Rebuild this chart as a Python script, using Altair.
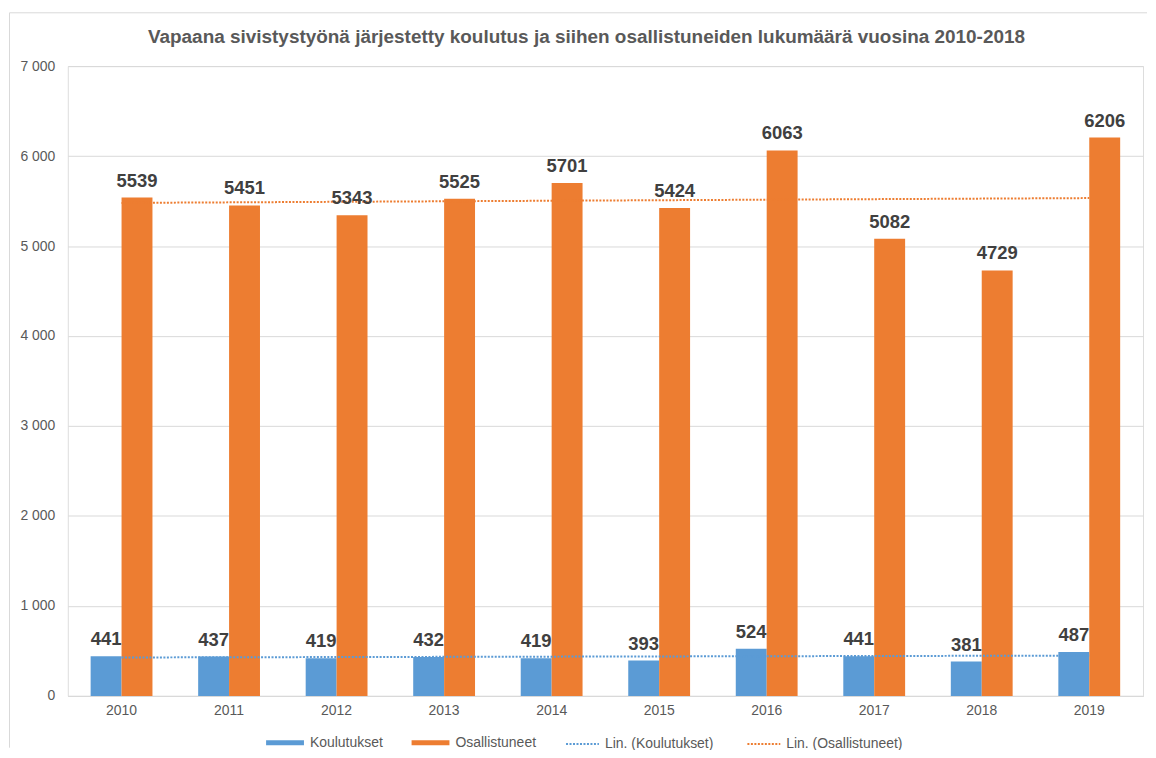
import altair as alt
import pandas as pd
import numpy as np

years = [str(y) for y in range(2010, 2020)]
koulutukset = [441, 437, 419, 432, 419, 393, 524, 441, 381, 487]
osallistuneet = [5539, 5451, 5343, 5525, 5701, 5424, 6063, 5082, 4729, 6206]

series_names = ["Koulutukset", "Osallistuneet"]
trend_names = ["Lin. (Koulutukset)", "Lin. (Osallistuneet)"]
colors = ["#5B9BD5", "#ED7D31"]
title_text = "Vapaana sivistystyönä järjestetty koulutus ja siihen osallistuneiden lukumäärä vuosina 2010-2018"

rows = []
for i, y in enumerate(years):
    rows.append({"year": y, "series": series_names[0], "value": koulutukset[i]})
    rows.append({"year": y, "series": series_names[1], "value": osallistuneet[i]})
bars_df = pd.DataFrame(rows)

# Excel-style linear trendlines (least squares over category index)
idx = np.arange(len(years))
trend_rows = []
for name, vals in zip(trend_names, [koulutukset, osallistuneet]):
    slope, intercept = np.polyfit(idx, vals, 1)
    for i, y in enumerate(years):
        trend_rows.append({"year": y, "trend": name, "fit": float(intercept + slope * i)})
trend_df = pd.DataFrame(trend_rows)

FONT = "Liberation Sans"
W, H = 1079, 632
PAD = {"left": 60, "top": 57, "right": 5, "bottom": 53}
GRID = "#d9d9d9"
TXT = "#595959"

x_enc = alt.X(
    "year:N", sort=years,
    scale=alt.Scale(paddingInner=0.425, paddingOuter=0.2125),
    axis=alt.Axis(title=None, labelAngle=0, ticks=False, domainColor=GRID,
                  labelColor=TXT, labelFontSize=14, labelPadding=8, grid=False,
                  labelFont=FONT),
)
y_enc = alt.Y(
    "value:Q",
    scale=alt.Scale(domain=[0, 7000], nice=False),
    axis=alt.Axis(title=None, values=list(range(0, 7001, 1000)), grid=True,
                  gridColor=GRID, domain=False, ticks=False, labelPadding=13,
                  labelColor=TXT, labelFontSize=14, labelFont=FONT,
                  labelExpr="replace(format(datum.value, ','), ',', ' ')"),
)
xoff = alt.XOffset("series:N", sort=series_names,
                   scale=alt.Scale(paddingInner=0, paddingOuter=0))

# light chart frame (top and left edges visible in the reference), kept inside the SVG
frame = alt.Data(values=[{}])
border_top = alt.Chart(frame).mark_rule(color=GRID, strokeWidth=1).encode(
    x=alt.value(-58.5), x2=alt.value(W + PAD["right"] - 1), y=alt.value(-53.5)
)
border_left = alt.Chart(frame).mark_rule(color=GRID, strokeWidth=1).encode(
    x=alt.value(-58.5), y=alt.value(-53.5), y2=alt.value(H + PAD["bottom"] - 1)
)

bars = alt.Chart(bars_df).mark_bar().encode(
    x=x_enc, xOffset=xoff, y=y_enc,
    fill=alt.Fill("series:N", scale=alt.Scale(domain=series_names, range=colors),
                  legend=alt.Legend(orient="none", legendX=199, legendY=660,
                                    direction="horizontal", title=None,
                                    symbolType="M-1,-0.13H1V0.13H-1Z", symbolSize=1444,
                                    symbolStrokeWidth=0, labelFontSize=14,
                                    labelColor=TXT, labelFont=FONT,
                                    labelOffset=6, columnPadding=28, padding=0)),
)

labels = alt.Chart(bars_df).mark_text(
    font=FONT, fontWeight="bold", fontSize=18.5, color="#404040",
    baseline="alphabetic", dy=-11
).encode(
    x=alt.X("year:N", sort=years), xOffset=alt.XOffset("series:N", sort=series_names),
    y=alt.Y("value:Q"), text=alt.Text("value:Q", format="d"),
)

lines = alt.Chart(trend_df).mark_line(strokeWidth=2, strokeDash=[2, 1.5]).encode(
    x=alt.X("year:N", sort=years),
    y=alt.Y("fit:Q"),
    stroke=alt.Stroke("trend:N", scale=alt.Scale(domain=trend_names, range=colors),
                      legend=alt.Legend(orient="none", legendX=499, legendY=662.5,
                                        direction="horizontal", title=None,
                                        symbolType="stroke", symbolSize=1089,
                                        symbolStrokeWidth=2, symbolDash=[2, 1.5],
                                        labelFontSize=14, labelColor=TXT,
                                        labelFont=FONT, labelOffset=5,
                                        columnPadding=30, padding=0)),
)

chart = alt.layer(border_top, border_left, bars, lines, labels).properties(
    width=W, height=H,
    padding=PAD,
    autosize=alt.AutoSizeParams(type="none"),
    title=alt.TitleParams(title_text, font=FONT, fontSize=19, fontWeight="bold",
                          color=TXT, anchor="middle", baseline="alphabetic",
                          offset=0, dy=49.5, dx=-19),
).configure_view(stroke=None).configure(font=FONT)

chart.save("out.html", embed_options={"renderer": "svg", "actions": False})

----------

Work to complete: Without any pictures, reproduce the lines from the first one in the material through the line that has "scale=alt.Scale(paddingInner=0, paddingOuter=0))", exactly as they appear.

Result of this exercise:
Rebuild this chart as a Python script, using Altair.
import altair as alt
import pandas as pd
import numpy as np

years = [str(y) for y in range(2010, 2020)]
koulutukset = [441, 437, 419, 432, 419, 393, 524, 441, 381, 487]
osallistuneet = [5539, 5451, 5343, 5525, 5701, 5424, 6063, 5082, 4729, 6206]

series_names = ["Koulutukset", "Osallistuneet"]
trend_names = ["Lin. (Koulutukset)", "Lin. (Osallistuneet)"]
colors = ["#5B9BD5", "#ED7D31"]
title_text = "Vapaana sivistystyönä järjestetty koulutus ja siihen osallistuneiden lukumäärä vuosina 2010-2018"

rows = []
for i, y in enumerate(years):
    rows.append({"year": y, "series": series_names[0], "value": koulutukset[i]})
    rows.append({"year": y, "series": series_names[1], "value": osallistuneet[i]})
bars_df = pd.DataFrame(rows)

# Excel-style linear trendlines (least squares over category index)
idx = np.arange(len(years))
trend_rows = []
for name, vals in zip(trend_names, [koulutukset, osallistuneet]):
    slope, intercept = np.polyfit(idx, vals, 1)
    for i, y in enumerate(years):
        trend_rows.append({"year": y, "trend": name, "fit": float(intercept + slope * i)})
trend_df = pd.DataFrame(trend_rows)

FONT = "Liberation Sans"
W, H = 1079, 632
PAD = {"left": 60, "top": 57, "right": 5, "bottom": 53}
GRID = "#d9d9d9"
TXT = "#595959"

x_enc = alt.X(
    "year:N", sort=years,
    scale=alt.Scale(paddingInner=0.425, paddingOuter=0.2125),
    axis=alt.Axis(title=None, labelAngle=0, ticks=False, domainColor=GRID,
                  labelColor=TXT, labelFontSize=14, labelPadding=8, grid=False,
                  labelFont=FONT),
)
y_enc = alt.Y(
    "value:Q",
    scale=alt.Scale(domain=[0, 7000], nice=False),
    axis=alt.Axis(title=None, values=list(range(0, 7001, 1000)), grid=True,
                  gridColor=GRID, domain=False, ticks=False, labelPadding=13,
                  labelColor=TXT, labelFontSize=14, labelFont=FONT,
                  labelExpr="replace(format(datum.value, ','), ',', ' ')"),
)
xoff = alt.XOffset("series:N", sort=series_names,
                   scale=alt.Scale(paddingInner=0, paddingOuter=0))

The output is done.